D’autres affirmaient qu’une tour n’était cohérente que si elle était en
dialogue avec d’autres tours, comme à la Défense ou à New York. Je n’ai pas
vraiment d’avis sur l’esthétique du projet en lui-même et à New York,
justement, je n’ai pas aimé cette verticalité étouffante pour le regard, tout
autant que par le symbole que ces tours semblent porter : pour avoir accès
à un bout de ciel, il faut grimper plus haut que les autres.
Bref.
Ce qui m’a
interpellée dans l’histoire de la tour Triangle, c’est la réflexion de Christian de Portzampac, architecte et urbaniste français qui travaille beaucoup sur la
verticalité, et n’est donc pas totalement objectif dans cette histoire :
« Les villes
représentent le passé, le présent et elles nous montrent le futur. Elles
assurent la coexistence des générations comme une sorte de
« calendrier » où nous vivons dans ce que nos ancêtres ont construit
et que nous transformons pour nos enfants. Les villes racontent une histoire,
mais elles doivent aussi montrer que le futur existe, il ne faut pas interdire
que les constructions neuves et de grande qualité s’insèrent. Il peut y avoir
des variations dans la ville historique qui vont l’embellir et la transformer
un peu. »
Christian exagère
peut-être un peu : je ne crois pas que Paris soit déjà moribonde, et
certains quartiers ont été largement rénovés ces dernières années, ne serait-ce
que tout l’ensemble des Grands Moulins dans le 13e arrondissement,
dont j’ai vécu l’inauguration pendant ma dernière année de licence. Mais il
appuie sur un point qui m’avait déjà interrogée avant : quid de la « ville
historique » ? Que se passera-t-il quand nous aurons investi tous ces
quartiers qui sont encore un peu neutres, et qui laissent de la place aux
monuments modernes ? Continuera-t-on de construire à la périphérie, quitte
à exiler les habitants du très Grand Paris, quitte à faire du centre ville un
musée semblable Bruges ? Ou osera-t-on, un jour, s’attaquer au passé
sacralisé ? A partir de quel moment franchit-on la limite entre la
nécessaire conservation de la mémoire et de ses enseignements, et l’encombrement
qui interdit tout mouvement, toute remise en question ? Quand passe-t-on de
la culture-mouvement qui nourrit, au culturel-musée qui fige ? Et comment
accepter le passé sans qu’il devienne une entrave, comment construire à partir de lui ?
Ces questions là,
oui, elles me sont venues à Bruges. Comme quoi, la ville a fini par me parler.
Mais ce n’est pas
elle qui m’a donné un semblant de réponse. Pendant ce séjour, nous sommes
rentrés dans une petite cour pavée, dans laquelle une annonce pour un concert
gratuit de harpe était affichée. Nous n’avions rien d’autre à faire, et même si
nous n’avons pas un penchant naturel pour la harpe, nous avons décidé d’y
assister. Il s’agissait de Luc Vanlaere, un monsieur qui joue seul ses morceaux
sur plusieurs instruments différents : des harpes classiques, des très
anciennes venues d’Asie et d’autres qu’il a construites lui-même. Je suis loin
d’être une experte en harpe, mais ce croisement de sons anciens, d’autres venus
d’ailleurs et ces sonorités plus contemporaines, recréaient un monde nouveau.

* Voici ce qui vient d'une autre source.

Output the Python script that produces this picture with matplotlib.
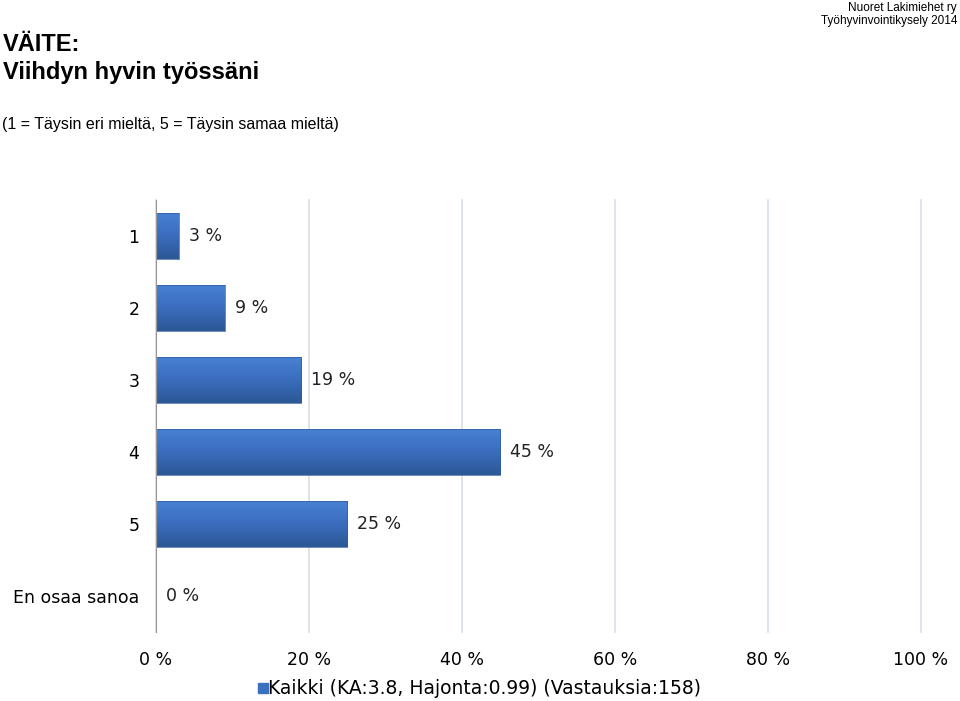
"""Survey chart: VÄITE - Viihdyn hyvin työssäni."""

import matplotlib
matplotlib.use("Agg")
import matplotlib.pyplot as plt
import numpy as np
from matplotlib.colors import LinearSegmentedColormap
from matplotlib.patches import Rectangle

plt.rcParams["font.family"] = ["Liberation Sans", "DejaVu Sans"]

# data
categories = ["1", "2", "3", "4", "5", "En osaa sanoa"]
shares = [3, 9, 19, 45, 25, 0]
x_ticks = [0, 20, 40, 60, 80, 100]
legend_label = "Kaikki (KA:3.8, Hajonta:0.99) (Vastauksia:158)"

BAR_COLOR = "#3b6fbf"
GRID_COLOR = "#d6dee8"
WIDE_FONT = ["DejaVu Sans"]
DPI = 100


def shade_bars(ax, bars):
    """Fill every bar with a light (top) to dark (bottom) gradient."""
    cmap = LinearSegmentedColormap.from_list("bar", ["#4a82d2", "#3a6dbd", "#2c5896"])
    grad = np.linspace(0, 1, 64).reshape(-1, 1)
    for bar in bars:
        if bar.get_width() <= 0:
            continue
        x0, y0 = bar.get_x(), bar.get_y()
        x1, y1 = x0 + bar.get_width(), y0 + bar.get_height()
        # y axis is inverted, so y0 is the top edge on screen
        img = ax.imshow(grad, cmap=cmap, aspect="auto", zorder=3,
                        extent=(x0, x1, y0, y1), origin="lower")
        img.set_clip_path(bar)
        bar.set_facecolor("none")


def draw_graph():
    fig = plt.figure(figsize=(9.6, 7.01), dpi=DPI)
    ax = fig.add_axes([0.1625, 0.0984, 0.7965, 0.6163])

    pos = list(range(len(categories)))
    bars = ax.barh(pos, shares, height=0.64, color=BAR_COLOR,
                   edgecolor="#2f5c9c", linewidth=0.5, zorder=4)
    shade_bars(ax, bars)

    for y, v in zip(pos, shares):
        ax.text(v + 1.3, y, "{} %".format(v), va="center", ha="left",
                fontsize=12.5, color="#222222", family=WIDE_FONT)

    ax.set_xlim(0, 100)
    ax.set_ylim(len(categories) - 0.5, -0.5)
    ax.set_yticks(pos)
    ax.set_yticklabels(categories, fontsize=12.5, family=WIDE_FONT)
    ax.set_xticks(x_ticks)
    ax.set_xticklabels(["{} %".format(t) for t in x_ticks], fontsize=12.5,
                       family=WIDE_FONT)
    ax.tick_params(length=0, pad=12)
    ax.tick_params(axis="x", pad=14)

    ax.grid(axis="x", color=GRID_COLOR, linewidth=1.2, zorder=0)
    # keep the 100 % line visible at the right edge
    for line in ax.get_xgridlines():
        line.set_clip_on(False)
    for side in ["top", "right", "bottom"]:
        ax.spines[side].set_visible(False)
    ax.spines["left"].set_color("#999999")
    ax.spines["left"].set_zorder(5)

    fig.text(0.003, 0.937, "VÄITE:", fontsize=17, fontweight="bold",
             va="center")
    fig.text(0.003, 0.897, "Viihdyn hyvin työssäni", fontsize=17,
             fontweight="bold", va="center")
    fig.text(0.002, 0.823, "(1 = Täysin eri mieltä, 5 = Täysin samaa mieltä)",
             fontsize=11.5, va="center")
    fig.text(0.997, 0.997, "Nuoret Lakimiehet ry", fontsize=8.5,
             ha="right", va="top")
    fig.text(0.997, 0.978, "Työhyvinvointikysely 2014", fontsize=8.5,
             ha="right", va="top")

    fig.patches.append(Rectangle((0.2688, 0.0114), 0.0105, 0.0143,
                                 transform=fig.transFigure, color=BAR_COLOR))
    fig.text(0.2795, 0.0185, legend_label, fontsize=13.5, va="center",
             family=WIDE_FONT)

    fig.savefig("out.png", dpi=DPI)
    plt.close(fig)


if __name__ == "__main__":
    draw_graph()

J’avais l’impression d’entendre de la harpe pour la première fois. Tel vieil
instrument reprenait vie en vibrant avec tel autre. Et je me suis dit que je
pouvais tout aussi bien faire pareil avec mes souvenirs encombrants.
Le fait
est : je ne me débarrasserai jamais de ma mémoire armoire – à moins
d’avoir un jour Alzheimer. Bruges et Paris ne détruiront jamais leurs bâtiments
les plus historiques – à moins d’être rasées. Mais elles comme moi avons encore
des milliers de vies à vivre. C’est ce que m’a murmuré ce musicien un peu fou
en pinçant toutes ses cordes : tous ces souvenirs, toutes ces vies entassées,
sont autant de notes et de variations qu’on peut apporter à une gamme. Pas
besoin de s’en débarrasser : il faut juste composer avec tous les éléments
et savoir les faire dialoguer. C’est aussi ça, le multiculturalisme. Et pour en
profiter au maximum, mieux vaut s’exercer et développer sa flexibilité pour
maîtriser son instrument et en jouer librement.
C’est ça que j’ai
retenu de Bruges : il faut être ambidextre dans cette vie, parce que
personne ne viendra faire ta main gauche.